*TASK DIRECTIONS*
Your task is to output the listing word for word, with pictures excluded.

*MATERIAL PROVIDED*
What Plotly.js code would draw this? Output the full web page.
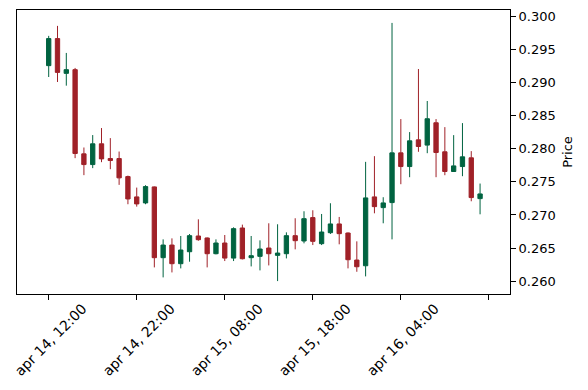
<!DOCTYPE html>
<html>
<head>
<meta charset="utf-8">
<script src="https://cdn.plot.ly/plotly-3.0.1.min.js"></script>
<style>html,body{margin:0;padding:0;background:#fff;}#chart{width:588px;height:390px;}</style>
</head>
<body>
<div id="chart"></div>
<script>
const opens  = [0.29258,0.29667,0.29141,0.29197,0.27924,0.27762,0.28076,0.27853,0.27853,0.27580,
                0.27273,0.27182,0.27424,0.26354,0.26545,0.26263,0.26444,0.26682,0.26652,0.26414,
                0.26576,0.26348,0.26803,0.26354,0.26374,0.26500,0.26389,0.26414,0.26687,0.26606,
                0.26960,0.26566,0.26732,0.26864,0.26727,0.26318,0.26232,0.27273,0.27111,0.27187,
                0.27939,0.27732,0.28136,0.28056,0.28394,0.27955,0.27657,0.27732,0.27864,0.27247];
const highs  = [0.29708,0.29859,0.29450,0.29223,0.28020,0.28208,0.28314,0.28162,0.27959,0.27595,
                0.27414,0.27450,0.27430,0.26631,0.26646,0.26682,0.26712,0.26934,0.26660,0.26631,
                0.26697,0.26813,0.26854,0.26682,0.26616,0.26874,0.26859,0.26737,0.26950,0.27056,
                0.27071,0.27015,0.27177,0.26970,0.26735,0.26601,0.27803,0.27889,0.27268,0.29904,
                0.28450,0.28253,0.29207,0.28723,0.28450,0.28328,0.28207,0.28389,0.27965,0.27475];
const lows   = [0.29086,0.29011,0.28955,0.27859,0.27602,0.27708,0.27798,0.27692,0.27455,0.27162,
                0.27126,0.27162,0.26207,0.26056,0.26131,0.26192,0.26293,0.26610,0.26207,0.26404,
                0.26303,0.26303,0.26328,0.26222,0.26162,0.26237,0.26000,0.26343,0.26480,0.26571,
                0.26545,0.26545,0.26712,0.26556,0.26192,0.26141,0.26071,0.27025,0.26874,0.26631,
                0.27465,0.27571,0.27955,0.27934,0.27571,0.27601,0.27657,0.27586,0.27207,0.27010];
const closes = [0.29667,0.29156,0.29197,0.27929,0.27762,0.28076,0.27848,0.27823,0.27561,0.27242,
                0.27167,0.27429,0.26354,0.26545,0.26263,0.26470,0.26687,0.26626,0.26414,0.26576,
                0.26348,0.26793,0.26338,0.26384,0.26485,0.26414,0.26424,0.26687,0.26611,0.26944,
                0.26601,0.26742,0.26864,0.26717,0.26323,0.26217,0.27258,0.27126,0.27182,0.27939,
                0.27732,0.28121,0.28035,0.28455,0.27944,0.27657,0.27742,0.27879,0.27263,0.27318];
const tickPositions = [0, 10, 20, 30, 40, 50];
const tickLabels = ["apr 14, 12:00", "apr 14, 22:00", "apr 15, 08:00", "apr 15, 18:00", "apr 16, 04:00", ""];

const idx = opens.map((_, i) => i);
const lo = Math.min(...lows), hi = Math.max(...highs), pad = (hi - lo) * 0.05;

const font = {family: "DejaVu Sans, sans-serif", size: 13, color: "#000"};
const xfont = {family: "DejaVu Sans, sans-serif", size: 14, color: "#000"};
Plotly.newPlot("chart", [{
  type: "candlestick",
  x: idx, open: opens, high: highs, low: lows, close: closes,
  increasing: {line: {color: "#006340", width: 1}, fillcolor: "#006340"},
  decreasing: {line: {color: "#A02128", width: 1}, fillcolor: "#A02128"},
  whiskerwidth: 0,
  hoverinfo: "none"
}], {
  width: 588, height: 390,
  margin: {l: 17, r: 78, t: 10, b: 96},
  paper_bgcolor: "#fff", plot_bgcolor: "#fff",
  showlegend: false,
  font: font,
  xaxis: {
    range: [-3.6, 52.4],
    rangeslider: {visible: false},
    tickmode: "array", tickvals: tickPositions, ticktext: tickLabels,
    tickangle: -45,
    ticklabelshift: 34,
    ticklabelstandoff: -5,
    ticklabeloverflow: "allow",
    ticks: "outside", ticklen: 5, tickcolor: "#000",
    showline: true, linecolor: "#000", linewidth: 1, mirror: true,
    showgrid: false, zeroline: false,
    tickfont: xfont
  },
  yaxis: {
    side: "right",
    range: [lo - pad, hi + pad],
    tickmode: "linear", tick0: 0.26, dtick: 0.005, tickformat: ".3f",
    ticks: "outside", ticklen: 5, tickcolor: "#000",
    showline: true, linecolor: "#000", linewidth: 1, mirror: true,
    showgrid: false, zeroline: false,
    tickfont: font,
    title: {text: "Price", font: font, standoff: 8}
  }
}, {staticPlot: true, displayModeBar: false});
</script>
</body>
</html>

*RESULT FOR THIS EXERCISE*
What Plotly.js code would draw this? Output the full web page.
<!DOCTYPE html>
<html>
<head>
<meta charset="utf-8">
<script src="https://cdn.plot.ly/plotly-3.0.1.min.js"></script>
<style>html,body{margin:0;padding:0;background:#fff;}#chart{width:588px;height:390px;}</style>
</head>
<body>
<div id="chart"></div>
<script>
const opens  = [0.29258,0.29667,0.29141,0.29197,0.27924,0.27762,0.28076,0.27853,0.27853,0.27580,
                0.27273,0.27182,0.27424,0.26354,0.26545,0.26263,0.26444,0.26682,0.26652,0.26414,
                0.26576,0.26348,0.26803,0.26354,0.26374,0.26500,0.26389,0.26414,0.26687,0.26606,
                0.26960,0.26566,0.26732,0.26864,0.26727,0.26318,0.26232,0.27273,0.27111,0.27187,
                0.27939,0.27732,0.28136,0.28056,0.28394,0.27955,0.27657,0.27732,0.27864,0.27247];
const highs  = [0.29708,0.29859,0.29450,0.29223,0.28020,0.28208,0.28314,0.28162,0.27959,0.27595,
                0.27414,0.27450,0.27430,0.26631,0.26646,0.26682,0.26712,0.26934,0.26660,0.26631,
                0.26697,0.26813,0.26854,0.26682,0.26616,0.26874,0.26859,0.26737,0.26950,0.27056,
                0.27071,0.27015,0.27177,0.26970,0.26735,0.26601,0.27803,0.27889,0.27268,0.29904,
                0.28450,0.28253,0.29207,0.28723,0.28450,0.28328,0.28207,0.28389,0.27965,0.27475];
const lows   = [0.29086,0.29011,0.28955,0.27859,0.27602,0.27708,0.27798,0.27692,0.27455,0.27162,
                0.27126,0.27162,0.26207,0.26056,0.26131,0.26192,0.26293,0.26610,0.26207,0.26404,
                0.26303,0.26303,0.26328,0.26222,0.26162,0.26237,0.26000,0.26343,0.26480,0.26571,
                0.26545,0.26545,0.26712,0.26556,0.26192,0.26141,0.26071,0.27025,0.26874,0.26631,
                0.27465,0.27571,0.27955,0.27934,0.27571,0.27601,0.27657,0.27586,0.27207,0.27010];
const closes = [0.29667,0.29156,0.29197,0.27929,0.27762,0.28076,0.27848,0.27823,0.27561,0.27242,
                0.27167,0.27429,0.26354,0.26545,0.26263,0.26470,0.26687,0.26626,0.26414,0.26576,
                0.26348,0.26793,0.26338,0.26384,0.26485,0.26414,0.26424,0.26687,0.26611,0.26944,
                0.26601,0.26742,0.26864,0.26717,0.26323,0.26217,0.27258,0.27126,0.27182,0.27939,
                0.27732,0.28121,0.28035,0.28455,0.27944,0.27657,0.27742,0.27879,0.27263,0.27318];
const tickPositions = [0, 10, 20, 30, 40, 50];
const tickLabels = ["apr 14, 12:00", "apr 14, 22:00", "apr 15, 08:00", "apr 15, 18:00", "apr 16, 04:00", ""];

const idx = opens.map((_, i) => i);
const lo = Math.min(...lows), hi = Math.max(...highs), pad = (hi - lo) * 0.05;

const font = {family: "DejaVu Sans, sans-serif", size: 13, color: "#000"};
const xfont = {family: "DejaVu Sans, sans-serif", size: 14, color: "#000"};
Plotly.newPlot("chart", [{
  type: "candlestick",
  x: idx, open: opens, high: highs, low: lows, close: closes,
  increasing: {line: {color: "#006340", width: 1}, fillcolor: "#006340"},
  decreasing: {line: {color: "#A02128", width: 1}, fillcolor: "#A02128"},
  whiskerwidth: 0,
  hoverinfo: "none"
}], {
  width: 588, height: 390,
  margin: {l: 17, r: 78, t: 10, b: 96},
  paper_bgcolor: "#fff", plot_bgcolor: "#fff",
  showlegend: false,
  font: font,
  xaxis: {
    range: [-3.6, 52.4],
    rangeslider: {visible: false},
    tickmode: "array", tickvals: tickPositions, ticktext: tickLabels,
    tickangle: -45,
    ticklabelshift: 34,
    ticklabelstandoff: -5,
    ticklabeloverflow: "allow",
    ticks: "outside", ticklen: 5, tickcolor: "#000",
    showline: true, linecolor: "#000", linewidth: 1, mirror: true,
    showgrid: false, zeroline: false,
    tickfont: xfont
  },
  yaxis: {
    side: "right",
    range: [lo - pad, hi + pad],
    tickmode: "linear", tick0: 0.26, dtick: 0.005, tickformat: ".3f",
    ticks: "outside", ticklen: 5, tickcolor: "#000",
    showline: true, linecolor: "#000", linewidth: 1, mirror: true,
    showgrid: false, zeroline: false,
    tickfont: font,
    title: {text: "Price", font: font, standoff: 8}
  }
}, {staticPlot: true, displayModeBar: false});
</script>
</body>
</html>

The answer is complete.